Palm oil slumped to a three-year low on speculation that shipments from Malaysia, the world’s second-largest producer, may decline for a second month.
The contract for February delivery fell 0.5 percent to 2,230 ringgit ($730) a metric ton on the Malaysia Derivatives Exchange, the lowest price at close for the most-active contract since November 2009. Futures are set for a 30 percent drop this year, the worst annual loss since the financial crisis in 2008.
Tariff on crude palm oil exports from Malaysia may be zero next month under a new tax structure, Maybank Investment Bank Bhd. said Dec. 11. The average free-on-board price between Nov. 10 and Dec. 9 that will be taken to set the January levy is estimated to be below the minimum threshold of 2,250 ringgit for the tax to apply, analysts Ong Chee Ting and Chai Li Shin said.
“If the tax next month is going to be zero, some people may take the opportunity to export next month,” said Ivy Ng, an analyst at CIMB Group Holdings Bhd. “Most people will just buy hand-to-mouth. I would expect exports to be better in January.”

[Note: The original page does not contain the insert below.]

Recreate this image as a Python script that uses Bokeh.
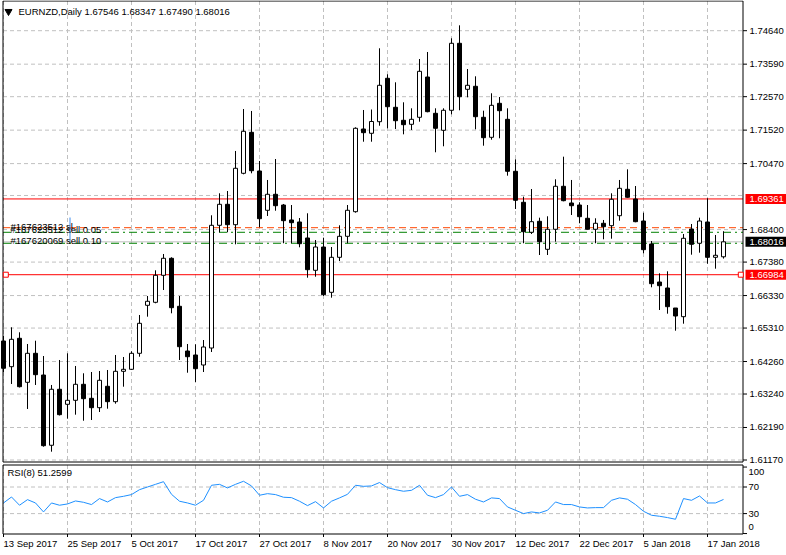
from bokeh.plotting import figure
from bokeh.models import Range1d, ColumnDataSource
from bokeh.core.properties import value
from bokeh.embed import file_html
from bokeh.resources import INLINE

# ---------------- data ----------------
symbol = "EURNZD,Daily"
date_labels = ["13 Sep 2017", "25 Sep 2017", "5 Oct 2017", "17 Oct 2017", "27 Oct 2017",
               "8 Nov 2017", "20 Nov 2017", "30 Nov 2017", "12 Dec 2017", "22 Dec 2017",
               "5 Jan 2018", "17 Jan 2018"]
date_bars = [0, 8, 16, 24, 32, 40, 48, 56, 64, 72, 80, 88]

opens = [1.64904, 1.64098, 1.64989, 1.63608, 1.64518, 1.63837, 1.61632, 1.63389, 1.62918, 1.63043,
         1.63545, 1.63106, 1.62811, 1.63483, 1.63000, 1.63953, 1.64016, 1.64518, 1.66024, 1.66118,
         1.66965, 1.67499, 1.65993, 1.64590, 1.64465, 1.64151, 1.64684, 1.68534, 1.69193, 1.68553,
         1.70166, 1.71452, 1.70238, 1.69005, 1.69507, 1.69171, 1.68701, 1.68638, 1.68136, 1.67122,
         1.67853, 1.66432, 1.67530, 1.68189, 1.68961, 1.71556, 1.71421, 1.71785, 1.73147, 1.72237,
         1.71829, 1.71703, 1.71923, 1.73187, 1.72048, 1.71515, 1.72143, 1.74245, 1.72801, 1.72896,
         1.71923, 1.71295, 1.72362, 1.71860, 1.70229, 1.69256, 1.68315, 1.68660, 1.67781, 1.68409,
         1.69758, 1.69234, 1.69171, 1.68754, 1.68409, 1.68597, 1.68522, 1.68835, 1.69664, 1.69359,
         1.68669, 1.67948, 1.66755, 1.66567, 1.65939, 1.65667, 1.68418, 1.67970, 1.68638, 1.67530,
         1.67546]
highs = [1.65061, 1.65334, 1.65177, 1.64810, 1.64913, 1.64433, 1.63524, 1.64308, 1.64518, 1.64120,
         1.63891, 1.63931, 1.63963, 1.63994, 1.64465, 1.64402, 1.64581, 1.65720, 1.66316, 1.67122,
         1.67634, 1.67530, 1.66316, 1.64810, 1.64800, 1.64935, 1.68848, 1.69538, 1.69610, 1.70866,
         1.72183, 1.72121, 1.70552, 1.69956, 1.70614, 1.69203, 1.69171, 1.68763, 1.68911, 1.68073,
         1.68145, 1.67853, 1.68534, 1.69171, 1.71609, 1.72152, 1.72168, 1.74088, 1.73272, 1.73021,
         1.72394, 1.72205, 1.73752, 1.73972, 1.72205, 1.72205, 1.74402, 1.74809, 1.73438, 1.73209,
         1.72130, 1.72676, 1.72560, 1.72205, 1.70605, 1.69432, 1.69673, 1.68773, 1.68817, 1.69978,
         1.70687, 1.69956, 1.69256, 1.69171, 1.68754, 1.68701, 1.69538, 1.69956, 1.70291, 1.69767,
         1.68930, 1.68042, 1.67028, 1.67091, 1.65939, 1.68261, 1.68575, 1.68773, 1.69381, 1.68230,
         1.68347]
lows = [1.63931, 1.63555, 1.63445, 1.62771, 1.63524, 1.61588, 1.61431, 1.62567, 1.62466, 1.62592,
        1.62403, 1.62425, 1.62676, 1.62780, 1.62937, 1.63470, 1.63994, 1.64411, 1.65667, 1.66087,
        1.66504, 1.65773, 1.64308, 1.63909, 1.63618, 1.63931, 1.64559, 1.68315, 1.68315, 1.67938,
        1.70134, 1.70166, 1.68472, 1.68826, 1.68992, 1.67970, 1.67970, 1.67844, 1.66890, 1.66921,
        1.66316, 1.66263, 1.67414, 1.67970, 1.68930, 1.71157, 1.71157, 1.71659, 1.71578, 1.71556,
        1.71389, 1.71524, 1.71785, 1.72080, 1.70825, 1.71013, 1.72017, 1.72143, 1.72550, 1.71546,
        1.71032, 1.71220, 1.71264, 1.70091, 1.69046, 1.67970, 1.68261, 1.67602, 1.67602, 1.68020,
        1.69287, 1.68857, 1.68597, 1.68409, 1.67970, 1.68095, 1.68114, 1.68679, 1.69400, 1.68630,
        1.67656, 1.66589, 1.65877, 1.65761, 1.65227, 1.65447, 1.67612, 1.67675, 1.67329, 1.67173,
        1.67490]
closes = [1.64048, 1.64957, 1.63470, 1.64518, 1.63847, 1.61619, 1.63389, 1.62592, 1.63043, 1.63545,
          1.63094, 1.62811, 1.63671, 1.63000, 1.63953, 1.64016, 1.64518, 1.65459, 1.66150, 1.66965,
          1.67499, 1.65949, 1.64725, 1.64411, 1.64035, 1.64716, 1.68534, 1.69193, 1.68553, 1.70323,
          1.71484, 1.70247, 1.68741, 1.69507, 1.69149, 1.68679, 1.68616, 1.67957, 1.67141, 1.67853,
          1.66357, 1.67530, 1.68189, 1.69005, 1.71578, 1.71440, 1.71791, 1.72927, 1.72255, 1.71816,
          1.71691, 1.71860, 1.73366, 1.72099, 1.71578, 1.72143, 1.74245, 1.72569, 1.72927, 1.71942,
          1.71283, 1.72299, 1.72130, 1.70229, 1.69319, 1.68333, 1.68647, 1.68020, 1.68409, 1.69758,
          1.69306, 1.69149, 1.68804, 1.68409, 1.68597, 1.68490, 1.69350, 1.69695, 1.69413, 1.68647,
          1.67769, 1.66702, 1.66639, 1.65980, 1.65688, 1.68126, 1.67938, 1.68669, 1.67530, 1.67593,
          1.68016]
rsi = [46, 55, 42.6, 51, 46, 32.5, 46, 42.6, 44.5, 49,
       47, 43.6, 52.6, 47.5, 54, 56, 58.6, 66, 70, 74,
       78, 59, 48.6, 46, 42.6, 50, 72.6, 74, 68.6, 74,
       78.6, 71.6, 57.6, 60, 58.6, 54.6, 54, 48.6, 42, 48,
       38.5, 48.6, 53.6, 59, 72.6, 71, 71.6, 76.7, 69, 66,
       63.6, 65, 72.6, 57.6, 54, 58.6, 70, 56, 58.6, 51.6,
       47.5, 53.6, 52.6, 40, 35, 30, 32.5, 31, 35, 47.5,
       43.6, 43.6, 40, 38.5, 39, 39, 50, 53.6, 51.6, 43.6,
       33.5, 27.5, 26, 24, 21.5, 52.6, 50, 56.5, 46, 46,
       51.2599]
rsi_value_text = "51.2599"

price_ticks = [1.61170, 1.62190, 1.63240, 1.64260, 1.65310, 1.66330, 1.67380, 1.68400,
               1.70470, 1.71520, 1.72570, 1.73590, 1.74640]
grid_only_tick = 1.69470
rsi_ticks = [0, 30, 70, 100]
rsi_grid = [30, 70]

red_hi = 1.69361
red_lo = 1.66984
bid = 1.68016
sl_level = 1.68459
sell005_level = 1.68315
sell010_level = 1.67970
order_texts = ["#167623512 sl", "#167623512 sell 0.05", "#167620069 sell 0.10"]

# ---------------- geometry / style ----------------
W, H = 786, 555
BAR_PX, BAR0_PX = 8.0, 3.0
CAL_PRICE, CAL_PX, PX_PER_PRICE = 1.7464, 30.2, 3187.1
CAL_RSI, CAL_RSI_PX, PX_PER_RSI = 70.0, 486.5, 0.665
LEFT, AXIS = 2.5, 742.5
MAIN_T, MAIN_B = 0.5, 461.5
RSI_T, RSI_B = 464.5, 533.5
FONT = "Liberation Sans"
FS = "9.5px"
GRID = "#C0C0C0"


def X(px):
    return (px - BAR0_PX) / BAR_PX


def Y(px):
    return CAL_PRICE - (px - CAL_PX) / PX_PER_PRICE


def RY(px):
    return CAL_RSI - (px - CAL_RSI_PX) / PX_PER_RSI


def dP(px):
    return px / PX_PER_PRICE


def txt(xs_, ys_, texts, color="black", align="left", baseline="middle", rng="default"):
    p.text(x=xs_, y=ys_, text=texts, text_font=value(FONT), text_font_size=value(FS),
           text_color=color, text_align=align, text_baseline=baseline, y_range_name=rng)


p = figure(width=W, height=H, x_range=Range1d(X(0), X(W)), y_range=Range1d(Y(H), Y(0)),
           output_backend="svg", toolbar_location=None, x_axis_location=None,
           y_axis_location=None, min_border=0, title=None, outline_line_color=None)
p.extra_y_ranges = {"rsi": Range1d(RY(H), RY(0))}
p.grid.visible = False
p.background_fill_color = "white"
p.border_fill_color = "white"

n = len(opens)
xs = list(range(n))

# ---- grids ----
pg = price_ticks + [grid_only_tick]
p.segment(x0=X(LEFT), x1=X(AXIS), y0=pg, y1=pg, line_color=GRID, line_dash="4 3", line_width=1)
p.segment(x0=X(LEFT), x1=X(AXIS), y0=rsi_grid, y1=rsi_grid, line_color=GRID, line_dash="4 3",
          line_width=1, y_range_name="rsi")
p.segment(x0=date_bars, x1=date_bars, y0=Y(MAIN_T), y1=Y(MAIN_B), line_color=GRID,
          line_dash="4 3", line_width=1)
p.segment(x0=date_bars, x1=date_bars, y0=Y(RSI_T), y1=Y(RSI_B), line_color=GRID,
          line_dash="4 3", line_width=1)

# ---- level lines ----
lv_x0, lv_x1 = X(LEFT), X(AXIS)
p.segment(x0=lv_x0, x1=lv_x1, y0=bid, y1=bid, line_color="#C0C0C0", line_width=1)
p.segment(x0=lv_x0, x1=lv_x1, y0=sl_level, y1=sl_level, line_color="#FF4500", line_width=1,
          line_dash="7 4")
p.segment(x0=lv_x0, x1=lv_x1, y0=[sell005_level, sell010_level], y1=[sell005_level, sell010_level],
          line_color="#008000", line_width=1, line_dash="8 4 2 4")
p.segment(x0=lv_x0, x1=lv_x1, y0=[red_hi, red_lo], y1=[red_hi, red_lo], line_color="#FF0000",
          line_width=1)

# ---- candles ----
src = ColumnDataSource(dict(
    x=xs, o=opens, h=highs, l=lows, c=closes,
    top=[max(a, b) for a, b in zip(opens, closes)],
    bottom=[min(a, b) for a, b in zip(opens, closes)],
    fill=["white" if c >= o else "black" for o, c in zip(opens, closes)],
))
p.segment(x0="x", y0="l", x1="x", y1="h", source=src, line_color="black", line_width=1)
p.vbar(x="x", width=0.5, top="top", bottom="bottom", fill_color="fill", line_color="black",
       line_width=1, source=src)

# ---- RSI line ----
p.line(xs, rsi, line_color="#1E90FF", line_width=1, y_range_name="rsi")

# ---- panel borders ----
p.segment(x0=[X(LEFT), X(LEFT), X(AXIS), X(LEFT), X(LEFT), X(LEFT), X(AXIS), X(LEFT)],
          x1=[X(AXIS), X(LEFT), X(AXIS), X(AXIS), X(AXIS), X(LEFT), X(AXIS), X(AXIS)],
          y0=[Y(MAIN_T), Y(MAIN_T), Y(MAIN_T), Y(MAIN_B), Y(RSI_T), Y(RSI_T), Y(RSI_T), Y(RSI_B)],
          y1=[Y(MAIN_T), Y(MAIN_B), Y(MAIN_B), Y(MAIN_B), Y(RSI_T), Y(RSI_B), Y(RSI_B), Y(RSI_B)],
          line_color="black", line_width=1)

# squares at ends of the lower red level
p.scatter([X(5.3), X(740.3)], [red_lo, red_lo], marker="square", size=5,
          fill_color="white", line_color="#FF0000", line_width=1)

# ---- price axis (right) ----
p.segment(x0=X(AXIS), x1=X(AXIS + 4), y0=price_ticks, y1=price_ticks, line_color="black")
txt([X(749)] * len(price_ticks), price_ticks, [f"{t:.5f}" for t in price_ticks])

# price boxes
box_levels = [red_hi, bid, red_lo]
box_colors = ["#FF0000", "black", "#FF0000"]
p.quad(left=X(745), right=X(786), top=[v + dP(5) for v in box_levels],
       bottom=[v - dP(5) for v in box_levels], fill_color=box_colors, line_color=None)
txt([X(749)] * 3, box_levels, [f"{v:.5f}" for v in box_levels], color="white")

# ---- RSI axis ----
p.segment(x0=X(AXIS), x1=X(AXIS + 4), y0=rsi_ticks, y1=rsi_ticks, line_color="black",
          y_range_name="rsi")
rsi_lab_lo, rsi_lab_hi = RY(RSI_B - 7), RY(RSI_T + 7)
txt([X(748)] * len(rsi_ticks), [min(max(t, rsi_lab_lo), rsi_lab_hi) for t in rsi_ticks],
    [str(t) for t in rsi_ticks], rng="rsi")

# ---- date axis ----
p.segment(x0=date_bars, x1=date_bars, y0=Y(RSI_B), y1=Y(RSI_B + 3), line_color="black")
txt(date_bars, [Y(543)] * len(date_bars), date_labels)

# ---- order texts ----
lv = [sl_level, sell005_level, sell010_level]
txt([X(10)] * 3, [v + dP(o) for v, o in zip(lv, [1.5, 2.5, 2.5])], order_texts,
    baseline="alphabetic")
p.segment(x0=X(69.5), x1=X(69.5), y0=Y(217), y1=Y(241), line_color="#3C8CF0", line_width=1)

# ---- header ----
p.scatter([X(8)], [Y(11)], marker="inverted_triangle", size=7, fill_color="black",
          line_color="black")
txt([X(18)], [Y(11)],
    [f"{symbol}  {opens[-1]:.5f} {highs[-1]:.5f} {lows[-1]:.5f} {closes[-1]:.5f}"])
txt([X(7)], [RY(472)], [f"RSI(8) {rsi_value_text}"], rng="rsi")

open("out.html", "w").write(file_html(p, INLINE))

Exports from Malaysia fell 2.8 percent to 504,032 tons in the first 10 days of December from 518,688 tons in the same period a month earlier, surveyor Intertek said Dec. 10. Stockpiles climbed 2.3 percent to an all-time high of 2.56 million tons in November from a month earlier, the Malaysian Palm Oil Board said Dec. 10.
“The stocks are still high and they have to keep prices low to get rid of the stocks,” said Ng.
Soybean oil for delivery in January was little changed at 49.51 cents a pound on the Chicago Board of Trade. Soybeans for March lost 0.2 percent to $14.6825 a bushel.
Palm oil for May delivery gained 0.3 percent to close at 6,698 yuan ($1,070) a ton on the Dalian Commodity Exchange. Soybean oil for May was little changed at 8,610 yuan a ton.